COTAGA (Combined Ocean Tide Analysis by GRACE and Altimetry Data) is a joint project between the German Geodetic Research Institute (DGFI) in Munich, the Institute of Theoretical and Satellite Geodesy (ITSG) of the Technical University Graz and GFZ within the DFG Special Priority Program 1257 "Mass Transport and Mass Distribution in the Earth System".

Precise models of ocean tides are crucial because (a) the effect of ocean tides has to be removed from CHAMP, GRACE and GOCE observations in order to obtain models describing exclusively the Earth’s gravity field and (b) altimetric sea surface heights should be "tide-free" in order to be comparable with each other and to be assimilated into numerical models. As deficiencies in the currently available ocean tide models, especially over continental shelves and in the polar oceans, are well known, the COTAGA project has the following strategies:

Empirical improvements to the widely used state-of-the-art ocean tide model FES2004 shall be derived by (a) solving residuals for major tidal constituents with a spatial resolution of ~1000 km from GRACE data only (long wavelengths) and (b) applying response and harmonic analysis to multi-mission altimeter data to estimate corrections for the dominant tidal constituents and non-linear effects like M4 in particular for shallow water areas (short wavelengths). The latter corrections derived from altimetry are then used to generate an upgraded FES2004 model first, which is called EOT??a (Empirical Ocean Tide model, where ?? denotes the year of generation e.g. “08”, “10” or “11”) and which is subsequently used for a more precise de-aliasing of the gravity field models and for improved corrections of altimetry data. The optimal combined solution of altimetry information and GRACE information (using variance component estimation) will lead to an ocean tide model EOT??ag. Several methods to validate all models are used.
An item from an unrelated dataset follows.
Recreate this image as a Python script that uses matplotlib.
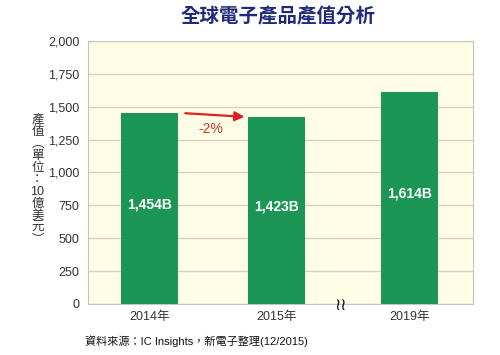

The current project achievements are:

  • A series of new global Empirical Ocean Tide models (EOT08a, EOT10a, EOT11a) has been generated by empirical analysis of (harmonized, upgraded and cross-calibrated) multi-mission satellite altimeter data. Analysis yield shallow-water amplitude corrections up to 15 cm, identified large scale corrections for M2 and K2 with 1-2 cm amplitude with a clear de-correlation of critical constituents (mean & S2, K2 & Ssa). EOT11a has been used for the GRACE RL05/typo3/  reprocessing and will serve as the basis for an altimetry & GRACE combined EOT??ag which should become available at the end of the project.
  • Ocean tide residuals relative to the EOT11a model have been estimated using 10 years (2003-2012) of monthly GRACE RL05 normal equations. Results for the M2, K2, K1 and O1 tides are shown in the figure below. It can be observed that GRACE is able to add information in high-latitude areas (> 66 deg. N/S) where some essential altimetry satellites (TOPEX, JASON-1/2) cannot contribute due to their inclination, but also in many mid-latitude regions, mainly along coast lines, some large-scale signals are estimated from GRACE data. The maximum estimated residual amplitudes are in the range of 1-3 cm depending on the particular tidal constituent and thus already within the current accuracy of time-variable GRACE gravity field solutions.